Congress' New Tax Deal Clears a Hurdle in the House
Taxes

Congress' New Tax Deal Clears a Hurdle in the House

The House Ways and Means Committee voted 40-3 on Friday to advance a bipartisan, $78 billion plan to expand the child tax credit and restore a trio of expired or expiring business tax breaks.

The overwhelming support indicates that the bill has momentum behind it as it heads to the House floor for a vote expected to come after lawmakers return from a one-week recess.

“Today’s strong bipartisan vote in the Ways and Means Committee shows there is a path forward for Republicans and Democrats to come together and deliver tax relief for workers, families, farmers, and small businesses,” Ways and Means Chairman Jason Smith, a Republican from Missouri, said in a statement. “The Tax Relief for American Families and Workers Act will help America compete and win against countries like China, encourage small businesses to grow and invest in American jobs and opportunity, and save taxpayer dollars by ending a Covid-era policy that has become the poster child for fraud.”

The Covid-era policy Smith was referring to is the Employee Retention Tax Credit (ERTC). The accelerated deadline for claiming the credit, which would move from April 2025 to the end of this month, and the tougher enforcement required by the new bill would save nearly $79 billion over the next five years, according to an analysis by Congress’ Joint Committee on Taxation.
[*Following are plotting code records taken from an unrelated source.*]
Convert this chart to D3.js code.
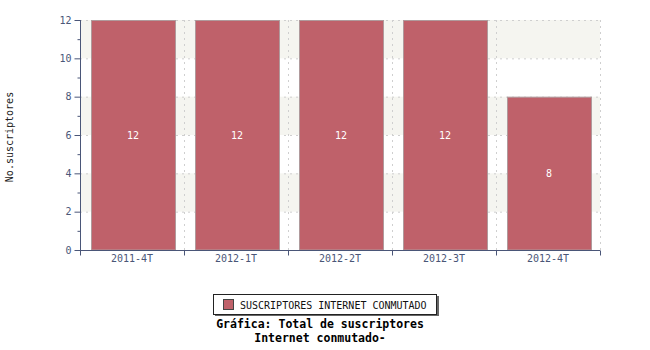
<!DOCTYPE html>
<html>
<head>
<meta charset="utf-8">
<script src="https://cdn.jsdelivr.net/npm/d3@7"></script>
<style>
  body { margin: 0; background: #fff; }
  svg { display: block; }
</style>
</head>
<body>
<div id="chart"></div>
<script>
const periods = ["2011-4T", "2012-1T", "2012-2T", "2012-3T", "2012-4T"];
const subscribers = [12, 12, 12, 12, 8];
const yTicks = [0, 2, 4, 6, 8, 10, 12];
const seriesName = "SUSCRIPTORES INTERNET CONMUTADO";
const titleLines = ["Gráfica: Total de suscriptores", "Internet conmutado-"];

const W = 650, H = 350;
const plotL = 80, plotR = 600, plotT = 20, plotB = 250;
const axisColor = "#4a5678";
const barColor = "#bf616a";
const mono = "'DejaVu Sans Mono', monospace";

const svg = d3.select("#chart").append("svg")
    .attr("width", W)
    .attr("height", H);

const x = d3.scaleBand()
    .domain(periods)
    .range([plotL, plotR])
    .paddingInner(0.19)
    .paddingOuter(0.095);

const y = d3.scaleLinear()
    .domain([0, 12])
    .range([plotB, plotT]);

// alternating bands
const bands = d3.pairs(yTicks).filter((d, i) => i % 2 === 1);
svg.selectAll("rect.band")
    .data(bands)
    .enter()
    .append("rect")
    .attr("x", plotL)
    .attr("y", d => y(d[1]))
    .attr("width", plotR - plotL)
    .attr("height", d => y(d[0]) - y(d[1]))
    .attr("fill", "#f5f5f0");

// horizontal grid
svg.selectAll("line.hgrid")
    .data(yTicks.slice(1))
    .enter()
    .append("line")
    .attr("x1", plotL)
    .attr("x2", plotR)
    .attr("y1", d => y(d) + 0.5)
    .attr("y2", d => y(d) + 0.5)
    .attr("stroke", "#cfcfcf")
    .attr("stroke-dasharray", "2,4");

// vertical grid at category boundaries
const step = x.step();
const bounds = periods.map((p, i) => plotL + step * (i + 1));
svg.selectAll("line.vgrid")
    .data(bounds)
    .enter()
    .append("line")
    .attr("x1", d => Math.round(d) + 0.5)
    .attr("x2", d => Math.round(d) + 0.5)
    .attr("y1", plotT)
    .attr("y2", plotB)
    .attr("stroke", "#cfcfcf")
    .attr("stroke-dasharray", "2,4");

// bars
svg.selectAll("rect.bar")
    .data(periods)
    .enter()
    .append("rect")
    .attr("x", d => Math.round(x(d)) + 1.5)
    .attr("y", (d, i) => y(subscribers[i]) + 0.5)
    .attr("width", Math.round(x.bandwidth()))
    .attr("height", (d, i) => plotB - y(subscribers[i]) - 0.5)
    .attr("fill", barColor)
    .attr("stroke", "#b09a9c")
    .attr("stroke-width", 1);

svg.selectAll("text.val")
    .data(periods)
    .enter()
    .append("text")
    .attr("x", d => x(d) + x.bandwidth() / 2 + 1)
    .attr("y", (d, i) => (y(subscribers[i]) + plotB) / 2 + 4)
    .attr("text-anchor", "middle")
    .attr("fill", "#fff")
    .style("font", `10px ${mono}`)
    .text((d, i) => subscribers[i]);

// y axis
const yAxis = d3.axisLeft(y)
    .tickValues(yTicks)
    .tickSize(6)
    .tickPadding(3)
    .tickFormat(d3.format("d"));
const gy = svg.append("g")
    .attr("transform", `translate(${plotL + 0.5},0)`)
    .call(yAxis);
// minor ticks
gy.selectAll("line.minor")
    .data(d3.range(1, 12, 2))
    .enter()
    .append("line")
    .attr("class", "minor")
    .attr("x1", -3)
    .attr("x2", 0)
    .attr("y1", d => y(d) + 0.5)
    .attr("y2", d => y(d) + 0.5);

// x axis
const xAxis = d3.axisBottom(x)
    .tickSize(0)
    .tickPadding(4);
const gx = svg.append("g")
    .attr("transform", `translate(0,${plotB + 0.5})`)
    .call(xAxis);
gx.selectAll("line.bound")
    .data([plotL].concat(bounds))
    .enter()
    .append("line")
    .attr("class", "bound")
    .attr("x1", d => Math.round(d) + 0.5)
    .attr("x2", d => Math.round(d) + 0.5)
    .attr("y1", 0)
    .attr("y2", 5);

[gx, gy].forEach(g => {
    g.select(".domain").attr("stroke", axisColor).attr("stroke-width", 1);
    g.selectAll("line").attr("stroke", axisColor);
    g.selectAll("text")
        .attr("fill", axisColor)
        .style("font", `10px ${mono}`);
});
gy.select(".domain").attr("d", `M0,${plotT}V${plotB}`);
gx.select(".domain").attr("d", `M${plotL},0H${plotR}`);

// y label
svg.append("text")
    .attr("transform", `translate(13,${(plotT + plotB) / 2 + 2}) rotate(-90)`)
    .attr("text-anchor", "middle")
    .attr("fill", "#222")
    .style("font", `10px ${mono}`)
    .text("No.suscriptores");

// legend
const lg = svg.append("g").attr("transform", "translate(213,294)");
lg.append("rect")
    .attr("x", 2).attr("y", 2)
    .attr("width", 224).attr("height", 20)
    .attr("fill", "#666");
lg.append("rect")
    .attr("x", 0.5).attr("y", 0.5)
    .attr("width", 223).attr("height", 20)
    .attr("fill", "#fff")
    .attr("stroke", "#222");
lg.append("rect")
    .attr("x", 10.5).attr("y", 5.5)
    .attr("width", 10).attr("height", 10)
    .attr("fill", barColor)
    .attr("stroke", "#444");
lg.append("text")
    .attr("x", 27).attr("y", 14.5)
    .attr("fill", "#111")
    .style("font", `10px ${mono}`)
    .text(seriesName);

// title
svg.selectAll("text.title")
    .data(titleLines)
    .enter()
    .append("text")
    .attr("x", 320)
    .attr("y", (d, i) => 328 + i * 14)
    .attr("text-anchor", "middle")
    .attr("fill", "#000")
    .style("font", `bold 11.5px ${mono}`)
    .text(d => d);
</script>
</body>
</html>
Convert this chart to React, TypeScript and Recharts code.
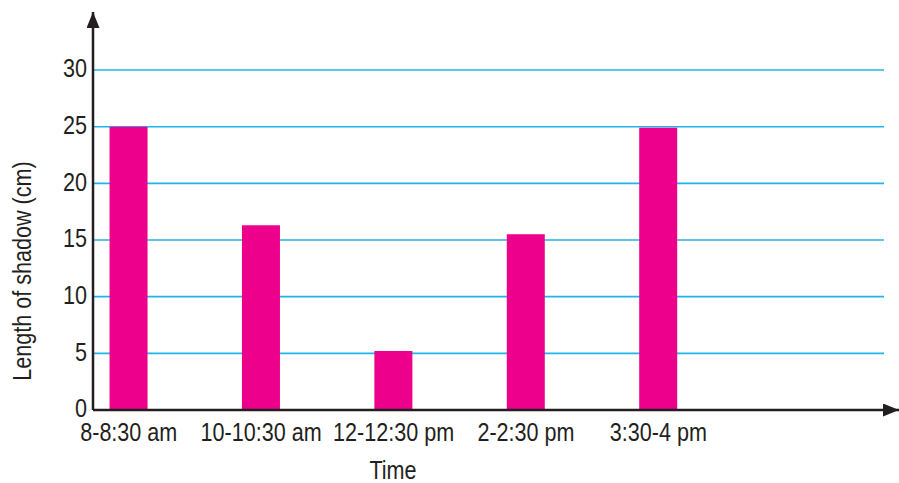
import React from 'react';
import { ComposedChart, Bar, XAxis, YAxis, CartesianGrid } from 'recharts';

const timeSlots = ['8-8:30 am', '10-10:30 am', '12-12:30 pm', '2-2:30 pm', '3:30-4 pm'];
const shadowLengths = [25, 16.3, 5.2, 15.5, 24.9];
const slotIndex = [0, 1, 2, 3, 4];
const yTicks = [0, 5, 10, 15, 20, 25, 30];

const data = timeSlots.map((t, i) => ({ slot: slotIndex[i], time: t, length: shadowLengths[i] }));

const FONT = "'Liberation Sans', Arial, sans-serif";
const SQUEEZE = 0.83;
const FS = 26;
const AXIS = '#231f20';
const TEXT = '#231f20';

const XTick = (props: any) => {
  const { x, y, payload } = props;
  return (
    <g transform={`translate(${x},${y})`}>
      <text transform={`scale(${SQUEEZE},1)`} x={0} y={0} dy="0.72em" textAnchor="middle" fill={TEXT} fontSize={FS} fontFamily={FONT}>
        {timeSlots[payload.value]}
      </text>
    </g>
  );
};

const YTick = (props: any) => {
  const { x, y, payload } = props;
  return (
    <g transform={`translate(${x},${y - 2})`}>
      <text transform={`scale(${SQUEEZE},1)`} x={0} y={0} dy="0.36em" textAnchor="end" fill={TEXT} fontSize={FS} fontFamily={FONT}>
        {payload.value}
      </text>
    </g>
  );
};

export default function App() {
  return (
    <div style={{ position: 'absolute', left: 0, top: 0, width: 899, height: 483, background: '#fff' }}>
      <svg width={0} height={0} style={{ position: 'absolute' }}>
        <defs>
          <marker id="axisArrow" markerUnits="userSpaceOnUse" markerWidth={18} markerHeight={14} refX={16} refY={6.5} orient="auto-start-reverse">
            <path d="M0,0 L16,6.5 L0,13 Z" fill={AXIS} />
          </marker>
        </defs>
      </svg>
      <ComposedChart width={899} height={483} data={data} margin={{ top: 12, right: 0, bottom: 0, left: 0 }}>
        <CartesianGrid
          vertical={false}
          stroke="#1fb5e9"
          strokeWidth={1.6}
          x={93}
          width={791}
          horizontalValues={[5, 10, 15, 20, 25, 30]}
        />
        <XAxis
          type="number"
          dataKey="slot"
          domain={[-0.27, 5.817]}
          allowDataOverflow
          ticks={slotIndex}
          interval={0}
          height={73}
          tickLine={false}
          tickSize={0}
          tickMargin={12}
          axisLine={{ stroke: AXIS, strokeWidth: 2.5, markerEnd: 'url(#axisArrow)' }}
          tick={<XTick />}
          label={{
            content: () => (
              <g transform="translate(393,479)">
                <text transform={`scale(${SQUEEZE},1)`} x={0} y={0} textAnchor="middle" fill={TEXT} fontSize={FS} fontFamily={FONT}>
                  Time
                </text>
              </g>
            ),
          }}
        />
        <YAxis
          type="number"
          domain={[0, 35.12]}
          allowDataOverflow
          ticks={yTicks}
          interval={0}
          width={93}
          tickLine={false}
          tickSize={0}
          tickMargin={6}
          axisLine={{ stroke: AXIS, strokeWidth: 2.5, markerStart: 'url(#axisArrow)' }}
          tick={<YTick />}
          label={{
            content: () => (
              <g transform="translate(22,271) rotate(-90)">
                <text
                  transform={`scale(${SQUEEZE},1)`}
                  x={0}
                  y={0}
                  textAnchor="middle"
                  dominantBaseline="central"
                  fill={TEXT}
                  fontSize={FS}
                  fontFamily={FONT}
                >
                  Length of shadow (cm)
                </text>
              </g>
            ),
          }}
        />
        <Bar dataKey="length" fill="#ec008c" barSize={38} isAnimationActive={false} />
      </ComposedChart>
    </div>
  );
}
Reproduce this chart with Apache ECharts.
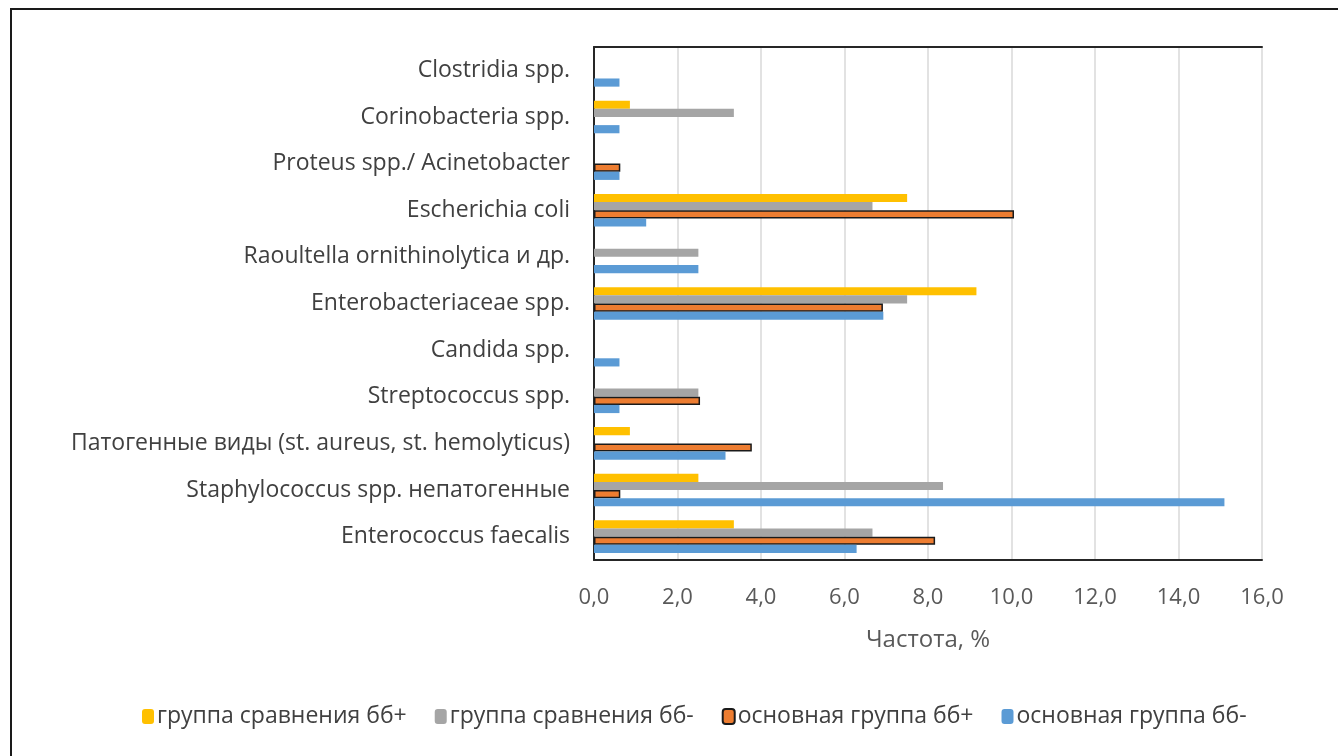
<!DOCTYPE html>
<html><head><meta charset="utf-8">
<script src="https://cdn.jsdelivr.net/npm/echarts@6/dist/echarts.min.js"></script>
<style>html,body{margin:0;padding:0;background:#fff}#c{width:1338px;height:756px}</style>
</head><body><div id="c"></div>
<script>
const categories = [
  "Enterococcus faecalis",
  "Staphylococcus spp. непатогенные",
  "Патогенные виды (st. aureus, st. hemolyticus)",
  "Streptococcus spp.",
  "Candida spp.",
  "Enterobacteriaceae spp.",
  "Raoultella ornithinolytica и др.",
  "Escherichia coli",
  "Proteus spp./ Acinetobacter",
  "Corinobacteria spp.",
  "Clostridia spp."
];
const seriesNames = ["группа сравнения бб+", "группа сравнения бб-", "основная группа бб+", "основная группа бб-"];
const compPlus  = [3.35, 2.5, 0.86, null, null, 9.16, null, 7.5, null, 0.86, null];
const compMinus = [6.67, 8.36, null, 2.5, null, 7.5, 2.5, 6.67, null, 3.35, null];
const mainPlus  = [8.17, 0.63, 3.78, 2.54, null, 6.92, null, 10.06, 0.63, null, null];
const mainMinus = [6.29, 15.1, 3.15, 0.61, 0.61, 6.93, 2.5, 1.25, 0.61, 0.61, 0.61];
const tickMin = 0, tickMax = 16, tickStep = 2;

const font = "'Open Sans',sans-serif";
const chart = echarts.init(document.getElementById('c'));
const fmt = v => v.toFixed(1).replace('.', ',');
chart.setOption({
  animation: false,
  textStyle: { fontFamily: font },
  grid: { left: 594, right: 76, top: 47, bottom: 196, containLabel: false },
  legend: {
    data: seriesNames, top: 700, left: 137, itemWidth: 12, itemHeight: 15, itemGap: 28,
    textStyle: { fontFamily: font, fontSize: 23, color: '#404040', padding: [0, 0, 0, -2] }
  },
  xAxis: [{
    type: 'value', min: tickMin, max: tickMax, interval: tickStep, position: 'bottom',
    name: 'Частота, %', nameLocation: 'middle', nameGap: 68,
    nameTextStyle: { fontFamily: font, fontSize: 24, color: '#595959' },
    axisLine: { show: true, lineStyle: { color: '#262626', width: 2 } },
    axisTick: { show: false },
    axisLabel: { formatter: fmt, fontFamily: font, fontSize: 22, color: '#595959', margin: 27 },
    splitLine: { show: true, lineStyle: { color: '#d9d9d9', width: 1.5 } }
  }, {
    type: 'value', min: tickMin, max: tickMax, interval: tickStep, position: 'top',
    axisLine: { show: true, lineStyle: { color: '#262626', width: 2 } },
    axisTick: { show: false }, axisLabel: { show: false }, splitLine: { show: false }
  }],
  yAxis: [{
    type: 'category', data: categories, position: 'left',
    axisLine: { show: true, lineStyle: { color: '#d9d9d9', width: 1.5 } },
    axisTick: { show: false },
    axisLabel: { fontFamily: font, fontSize: 23, color: '#404040', margin: 24 }
  }, {
    type: 'category', data: categories, position: 'right',
    axisLine: { show: true, lineStyle: { color: '#262626', width: 2 } },
    axisTick: { show: false }, axisLabel: { show: false }
  }],
  series: [
    { name: seriesNames[0], type: 'bar', data: compPlus, barGap: '0%', barCategoryGap: '30%', itemStyle: { color: '#FFC000' } },
    { name: seriesNames[1], type: 'bar', data: compMinus, barGap: '0%', barCategoryGap: '30%', itemStyle: { color: '#A5A5A5' } },
    { name: seriesNames[2], type: 'bar', data: mainPlus, barGap: '0%', barCategoryGap: '30%', itemStyle: { color: '#ED7D31', borderColor: '#1a1a1a', borderWidth: 1.5 } },
    { name: seriesNames[3], type: 'bar', data: mainMinus, barGap: '0%', barCategoryGap: '30%', itemStyle: { color: '#5B9BD5' } }
  ],
  graphic: [
    { type: 'line', shape: { x1: 10, y1: 9, x2: 1338, y2: 9 }, style: { stroke: '#1a1a1a', lineWidth: 2 } },
    { type: 'line', shape: { x1: 11, y1: 8, x2: 11, y2: 756 }, style: { stroke: '#1a1a1a', lineWidth: 2 } }
  ]
});
</script></body></html>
The bill’s easy passage out of committee doesn’t guarantee it will sail through the full House and Senate. “Some Democrats have complained that the package is too tilted toward business and that the child tax credit expansion is insufficient, meaning the party may be split on the floor,” Sahil Kapur and Scott Wong of NBC News note, adding that the three committee votes against the bill came from Democratic Reps. Lloyd Doggett of Texas, Gwen Moore of Wisconsin and Linda Sánchez of California.

Doggett complained about the balance struck in the compromise bill and about the potential long-term costs of the tax breaks if they are made permanent. “Doing it incrementally, while you intend for it to be permanent, ensures you never really show the true cost to the debt for unpaid tax breaks,” he said. “And it assures that you create the misimpression that children are being treated the same way as corporations, when in fact, under the Chairman’s numbers, children get $1 for every $4 for corporations. This is not a 50/50 split between children and corporate power. Once again, this Committee makes its priority clear, and it’s certainly not children.”

The Committee for a Responsible Federal Budget says that while the short-term costs of the bill are offset, the long-term costs could climb to about $650 billion over a decade “if arbitrary sunsets are abandoned and the policies are made permanent without further offsets.”

On the GOP side, Sen. Mike Crapo of Idaho, the top Republican on the Finance Committee, has already said he wants changes to the legislation. And some conservatives may still raise issues with the compromise. While the U.S. Chamber of Commerce strongly supports the bill and its restoration of the deduction for research and development expenses, 100% bonus depreciation and eased limitations on deducting business interest expenses, The Wall Street Journal’s right-leaning editorial board slammed the bill this week, claiming that it “contains bad tax and social policy” and that it “undermines the incentive to work.”

Rep. Richie Neal of Massachusetts, the top Ways and Means Democrat, told NBC News that the bill might still be changed to give Democrats “a more enhanced and robust child credit” and “to satisfy some qualms of Republicans in the Senate.”

The bottom line: We’ll have plenty more on the bill in the coming weeks, but Friday’s vote suggests the package could get through the House by the end of the month as lawmakers try to pass it in time for the tax filing season that starts January 29.